# 9.5: Procedure

## 9.5.1: RC Circuit

1. Using Figure 9.4.1 with a 10 V p-p 10 kHz source, R = 1 k$$\Omega$$, and C = 10 nF, determine the theoretical capacitive reactance and circuit impedance, and record the results in Table 9.6.1 (the experimental portion of this table will be filled out in step 6). Using the current divider rule, compute the resistor and capacitor currents and record them in Table 9.6.2.

2. Build the circuit of Figure 9.4.1 using R = 1 k$$\Omega$$, and C = 10 nF. A common method to measure current using the oscilloscope is to place a small current sense resistor in line with the current of interest. If the resistor is much smaller than the surrounding reactances it will have a minimal effect on the current. Because the voltage and current of the resistor are always in phase with each other, the relative phase of the current in question must be the same as that of the sensing resistor’s voltage. Each of the three circuit currents will be measured separately and with respect to the source in order to determine relative phase. To measure the total current, place a 10 $$\Omega$$ resistor between ground and the bottom connection of the parallel components. Set the generator to a 10 V p-p sine wave at 10 kHz. Make sure that the Bandwidth Limit of the oscilloscope is engaged for both channels. This will reduce the signal noise and make for more accurate readings. Also, consider using waveform averaging, particularly to clean up signals derived via the Math function.

3. Place probe one across the generator and probe two across the sense resistor. Measure the voltage across the sense resistor, calculate the corresponding total current via Ohm’s law and record in Table 9.6.2. Along with the magnitude, be sure to record the time deviation between the sense waveform and the input signal (from which the phase may be determined eventually).

4. Remove the main sense resistor and place one 10 $$\Omega$$ resistor between the capacitor and ground to serve as the capacitor current sense. Place a second 10 $$\Omega$$ resistor between the resistor and ground to sense the resistor current. Leave probe one at the generator and move probe two across the sense resistor in the resistor branch. Repeat the Ohm's law process to obtain its current, recording the magnitude and phase angle in Table 9.6.2. Finally, move probe two so that it is across the capacitor’s sense resistor. Measure and record the appropriate values in Table 9.6.2. Note that if you are using a four channel oscilloscope, simultaneous input, resistor and capacitor measurements are possible.

5. Move probe one to the resistor’s sense resistor and leave probe two at the capacitor’s sense resistor.

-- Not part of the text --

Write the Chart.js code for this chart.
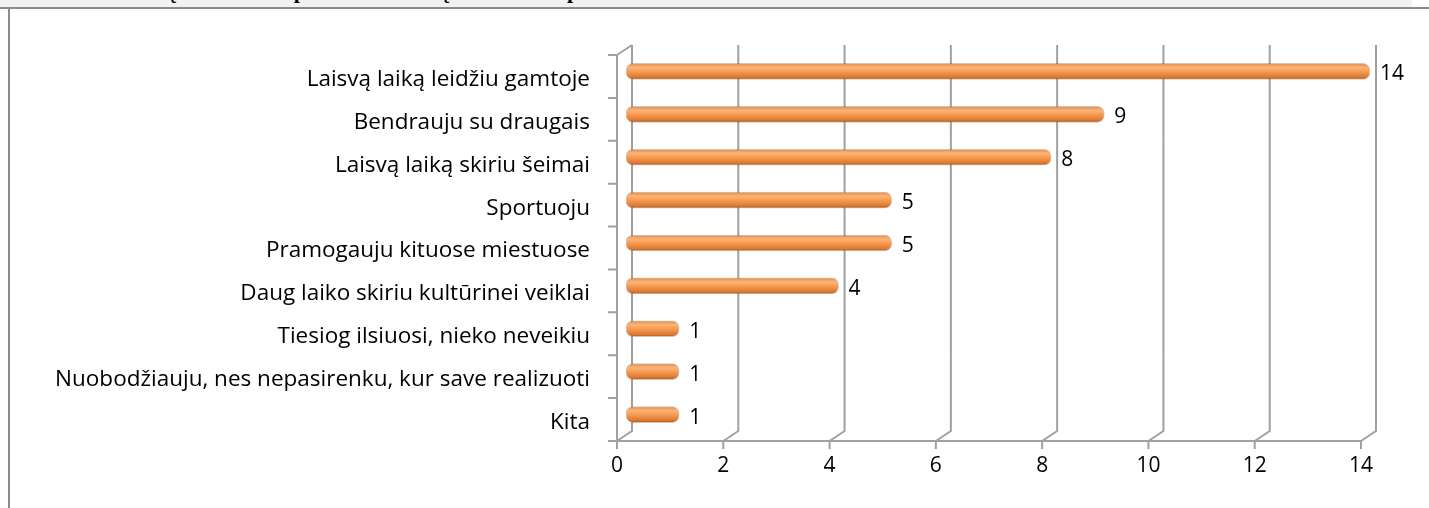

Save a picture of the oscilloscope displaying the voltage waveforms representing $$i_R$$, $$i_C$$ and $$i_{in}$$ (i.e., the Math waveform computed from $$i_R + i_C$$).

6. Compute the deviations between the theoretical and experimental values of Table 9.6.2 and record the results in the final columns of Table 9.6.2. Based on the experimental values, determine the experimental Z and $$X_C$$ values via Ohm’s law ($$X_C = V_C/i_C, Z = V_{in}/i_{in})$$ and record back in Table 9.6.1 along with the deviations.

7. Create a phasor plot showing $$i_{in}$$, $$i_C$$, and $$i_R$$. Include both the time domain display from step 4 and the phasor plot with the technical report.

## 9.5.2: RL Circuit

8. Replace the capacitor with the 10 mH inductor (i.e. Figure 9.4.2), and repeat steps 1 through 7 in like manner, using Tables 9.6.3 and 9.6.4.

## 9.5.3: RLC Circuit

9. Using Figure 9.4.3 with both the 10 nF capacitor and 10 mH inductor (and a third sense resistor), repeat steps 1 through 7 in like manner, using Tables 9.6.5 and 9.6.6. Note that it will not be possible to see all four waveforms simultaneously in step 5 if a two channel oscilloscope is being used. For a four channel oscilloscope, place a probe across each of the three sense resistors.